In Mr. H's room the two families were engaging in a conversation about how his service would be conducted, where it would take place, and how the ashes following cremation would be separated between the families. There was a significant disagreement between the parties about all aspects of Mr. H's death plan. Mr. H's first wife had a written plan that Mr. H prepared over 30 years ago. Mr. H's second wife insisted this plan was null and void as he had expressed different ideas to her and their children. The conversation become very heated, the family members became upset and they start yelling at one another over the top of Mr. H. and at a volume level that all could hear in the facility.
The social worker on the unit rushed to intervene in Mr. H's room. While the social worker was engaging the family members of Mr. H, they noticed that Mrs. P's children were carrying her down the hall towards to doors that led to the facility garden. Security was split between Mr. H's room and trying to stop Mrs. P's children from leaving with her. The social worker was also split between trying to mediate Mr. H's family and trying to understand what Mrs. P's children were trying to accomplish.
There were many things that transpired over the next several minutes. The most important are as follows: 1. Mrs. P was taken to the facility garden where she passed away in a green space, with her children by her side. The facility security monitored the doors and asked that everyone stay inside the building until Mrs. P had passed. She was monitored and declared dead by a Nurse Practitioner. The facility allowed the family to remain in the garden while they engaged in their traditional right of passage for their mother. 2. Mr. H's family members were separated into separate rooms, the young children were removed and sent to a different area. The social worker engaged one part of the family while the attending physician engaged the other part of the family. Ultimately, there was an agreement that the family would leave the negotiation to the elder females and that negotiation would be done with the assistance of the social worker at a different location in the facility.
Notes about this scenario: In the Hmong culture when someone is passing away, they must be surrounded by peace. In the facility there was yelling that put "discord" into the environment. Mrs. P's children expressed that if she had passed in that environment her soul would not cross over. Mr. H's family has strong cultural beliefs about the afterlife and how a family member should be handled. The split between the two families was creating a situation where they believed his soul would never be at rest.

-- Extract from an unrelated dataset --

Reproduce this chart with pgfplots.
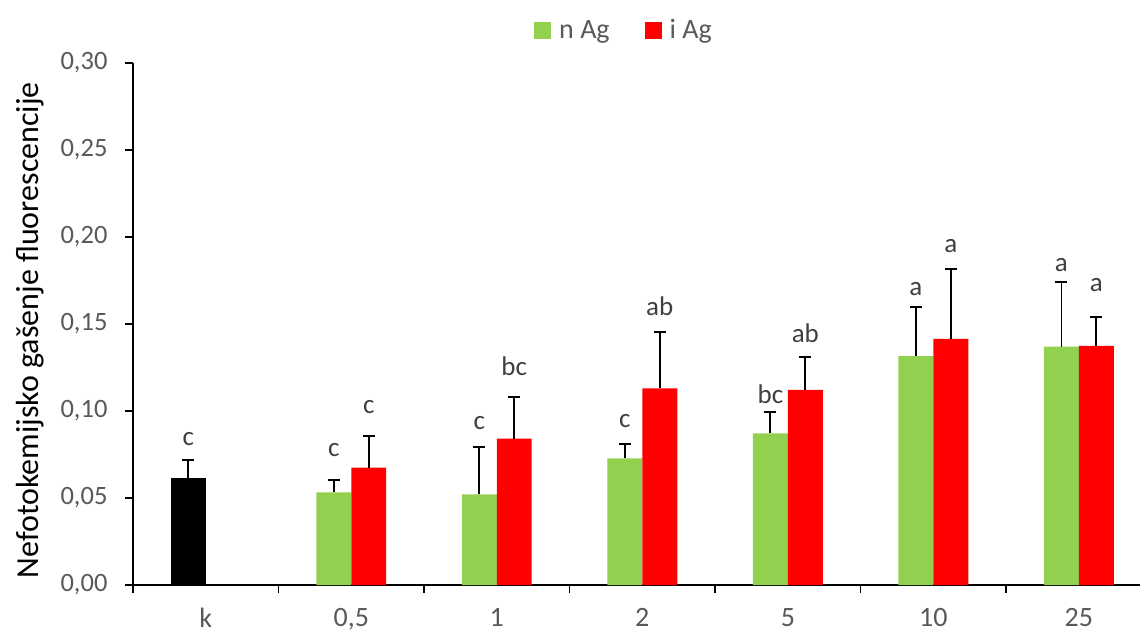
\documentclass[border=0pt]{standalone}
\usepackage{fontspec}
\setmainfont{Carlito}
\usepackage{pgfplots}
\usepackage{pgfplotstable}
\pgfplotsset{compat=1.18}

\definecolor{nag}{HTML}{92D050}
\definecolor{iag}{HTML}{FF0000}
\definecolor{txt}{HTML}{595959}
\definecolor{lab}{HTML}{404040}

% control (k)
\pgfplotstableread{
x y e
0 0.0613 0.0107
}\kontrola

% n Ag: 0,5 1 2 5 10 25
\pgfplotstableread{
x y e
1 0.0533 0.0070
2 0.0521 0.0272
3 0.0728 0.0084
4 0.0872 0.0120
5 0.1316 0.0280
6 0.1370 0.0370
}\nAg

% i Ag: 0,5 1 2 5 10 25
\pgfplotstableread{
x y e
1 0.0674 0.0182
2 0.0841 0.0238
3 0.1130 0.0326
4 0.1122 0.0188
5 0.1414 0.0404
6 0.1374 0.0168
}\iAg

% significance letters (baseline positions)
\pgfplotstableread{
x ly t
-0.12 0.0799 c
0.88 0.0736 c
1.12 0.0983 c
1.88 0.0891 c
2.12 0.1201 bc
2.88 0.0902 c
3.12 0.1546 ab
3.88 0.1040 bc
4.12 0.1391 ab
4.88 0.1661 a
5.12 0.1908 a
5.88 0.1799 a
6.12 0.1684 a
}\slova

\pgfplotsset{
  errstyle/.style={error bars/.cd, y dir=plus, y explicit,
    error bar style={line width=1.8pt, black},
    error mark options={line width=1.8pt, black, mark size=6pt, rotate=90}},
}

\begin{document}
\begin{tikzpicture}
\useasboundingbox (-133pt,-48pt) rectangle (1007pt,585pt);
\begin{axis}[
  at={(0pt,0pt)}, anchor=south west,
  scale only axis, width=1007pt, height=522pt,
  xmin=-0.5, xmax=6.42, ymin=0, ymax=0.3,
  axis x line=bottom, axis y line=left,
  axis line style={-, line width=1.5pt, black},
  tick align=outside, major tick length=8pt,
  tick style={line width=1.5pt, black},
  xtick={-0.5,0.5,1.5,2.5,3.5,4.5,5.5}, xticklabels={},
  extra x ticks={0,1,2,3,4,5,6},
  extra x tick labels={k,{0,5},1,2,5,10,25},
  extra x tick style={major tick length=0pt},
  xticklabel style={font=\fontsize{28}{33}\selectfont, text=txt, inner sep=0pt, yshift=-23pt},
  ytick={0,0.05,0.1,0.15,0.2,0.25,0.3},
  scaled y ticks=false,
  yticklabel style={font=\fontsize{26.5}{32}\selectfont, text=txt, xshift=-14pt,
    /pgf/number format/fixed, /pgf/number format/fixed zerofill,
    /pgf/number format/precision=2, /pgf/number format/use comma,
    /pgf/number format/assume math mode=true},
  ylabel={Nefotokemijsko gašenje fluorescencije},
  every axis y label/.style={at={(axis description cs:-0.1023,0.488)}, rotate=90, anchor=center,
    font=\fontsize{32}{38}\selectfont, text=black},
  legend style={at={(0.4876,1.063)}, anchor=center, draw=none, fill=none,
    font=\fontsize{28}{33}\selectfont, text=txt, legend columns=2,
    /tikz/every odd column/.append style={column sep=6pt},
    /tikz/every even column/.append style={column sep=33pt}},
]
\addplot[ybar, bar width=0.24, bar shift=0, fill=black, draw=none, forget plot, errstyle]
  table[x expr=\thisrow{x}-0.12, y=y, y error plus=e] {\kontrola};
\addplot[ybar, bar width=0.24, bar shift=0, fill=nag, draw=none,
  legend image code/.code={\fill[nag] (0pt,-8.5pt) rectangle (17pt,8.5pt);}, errstyle]
  table[x expr=\thisrow{x}-0.12, y=y, y error plus=e] {\nAg};
\addlegendentry{n Ag}
\addplot[ybar, bar width=0.24, bar shift=0, fill=iag, draw=none,
  legend image code/.code={\fill[iag] (0pt,-8.5pt) rectangle (17pt,8.5pt);}, errstyle]
  table[x expr=\thisrow{x}+0.12, y=y, y error plus=e] {\iAg};
\addlegendentry{i Ag}
\addplot[draw=none, mark=none, forget plot, nodes near coords, point meta=explicit symbolic,
  every node near coord/.append style={inner sep=0pt, font=\fontsize{27}{32}\selectfont, text=lab}]
  table[x=x, y=ly, meta=t] {\slova};
\end{axis}
\end{tikzpicture}
\end{document}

Question 1. In Western society professionals often adhere to the Kubler-Ross framework of grief and loss. how do the ideas proposed in the Kubler-Ross framework apply to the clients in the provided scenario? How do they conflict? Identify an alternative lens or framework of grief and loss, specifically one that is a nonwestern framework. Provide a critical analysis of this framework and provide areas of social work practice where it could or should be used.
Question 2. Bring all of your work together and propose a new or altered framework for death & dying or grief & loss. Please be clear about why you have included aspects of the framework and how your altered framework could better assist clients experiencing these situations.